Szapucki put together four straight quality starts before hitting the DL. It was a painful blow considering how well he was throwing in those four starts. The news that came after was even more painful, as it was said he hit the DL with forearm discomfort. No further news has come out concerning the injury, but anything involving the forearm is never good.
3. Justin Dunn, RHP
Dunn was taken by the Mets in the first round, 19th overall, of the 2016 Draft. The righty has a deep arsenal consisting of a fastball, curveball, slider, and changeup. His fastball has reached just below triple digits while his breaking pitches can both be considered above-average. Dunn has just recently transitioned into a starter, so his durability and changeup development have been in question. Regardless, the Mets have a great young pitcher in Justin Dunn.
2017 stats: (High-A St. Lucie): 74.1 IP, 4-5, 4.60 ERA, 1.51 WHIP, 35 BB, 54 K.
Dunn has spent time as both a starter and a reliever in 2017. He’s done much better out of the bullpen for St. Lucie, giving up just three runs in four outings and holding opponents to a .148 batting average. As a starter, he’s allowing hitters to bat .299 off of him and owns an ERA of 4.90. In just his first full season, the difference in success as a starter and reliever should be taken with a grain of salt. He’s continuing to develop as a pitcher, and it’s uncertain whether he’ll end up in the rotation or the bullpen.
2. Dominic Smith, 1B
MLB.com lists: Top 100 Prospects (#52), Top 10 1B Prospects (#1)
Smith has been with the Mets since he was 18 years old when they drafted him in the first round of the 2013 Draft. He’s been one of the best hitting prospects in the Mets system for years, and his power is starting to come around as well. He’s adjusted well to the higher levels, currently playing very well at Triple-A. Smith hasn’t stopped hitting, and he can’t be far off from an MLB promotion.
2017 stats: (Triple-A Las Vegas): 90 games, .331/.383/.503, 12 HR, 58 RBI, 59 R, 29 BB, 64 K.
Smith is putting together easily the best full-season of his professional career. He’s showing off both his contact ability as well as his power. July has been the best month of his great season. In 10 games he’s batting .386 with four homers and 12 RBI and has struck out just five times. At this rate, Dominic Smith could be in the big leagues before the month is over.
The 22-year-old is a must own in dynasty formats. He has upside and has shown no reason not to believe that he won’t live up to it. We could see a little bit of Smith in the big leagues this year, and he could be competing for the starting first base job as early as next spring.
1. Amed Rosario, SS
MLB.com lists: Top 100 Prospects (#3), Top 10 SS Prospects (#2)
Rosario has been with the Mets since he was 16 years old and has since developed into their best prospect.
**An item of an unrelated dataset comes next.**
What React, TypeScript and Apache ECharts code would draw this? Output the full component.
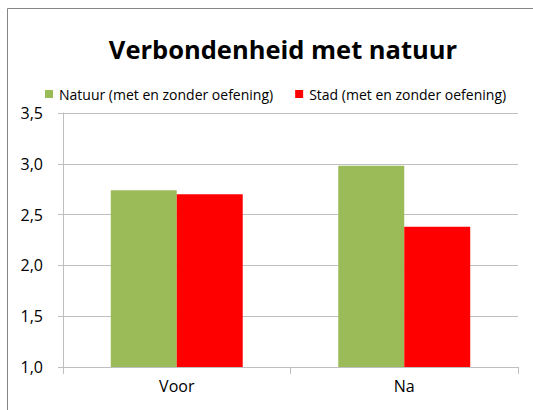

Not only is he the Mets’ best prospect, but he’s the No. 3 prospect in all of baseball and the No. 2 shortstop prospect. Despite being significantly younger than all of his competition, Rosario has shown he’s an elite hitter. He has incredible speed and contact skills, and his power has been improving every year. He’s a great defender with the body and athleticism to stay at shortstop long-term.
2017 stats: (Triple-A Las Vegas): 83 games, .327/.365/.474, 7 HR, 52 RBI, 55 R, 16 SB, 20 BB, 58 K.
Rosario has performed better than any other prospect in baseball this season. He’s shown off every single one of his skills at the Triple-A level with a .327 average, seven homers and 16 stolen bases. He’s striking out just 15.5 percent of the time and has shown that he’s ready to face Major League pitching. With the Mets struggling, a deadline trade of some veterans could result in Rosario being called up to New York sooner rather than later. When he arrives, don’t expect him to go anywhere soon with the way he’s been playing.
While he’s been a must-own in dynasty leagues for a couple of seasons now, he’s gained some value in other formats this season. He’s not far off from the Majors and should make an impact with both his bat and his legs when he’s called up. For deeper leagues, now is the time to pick up Rosario.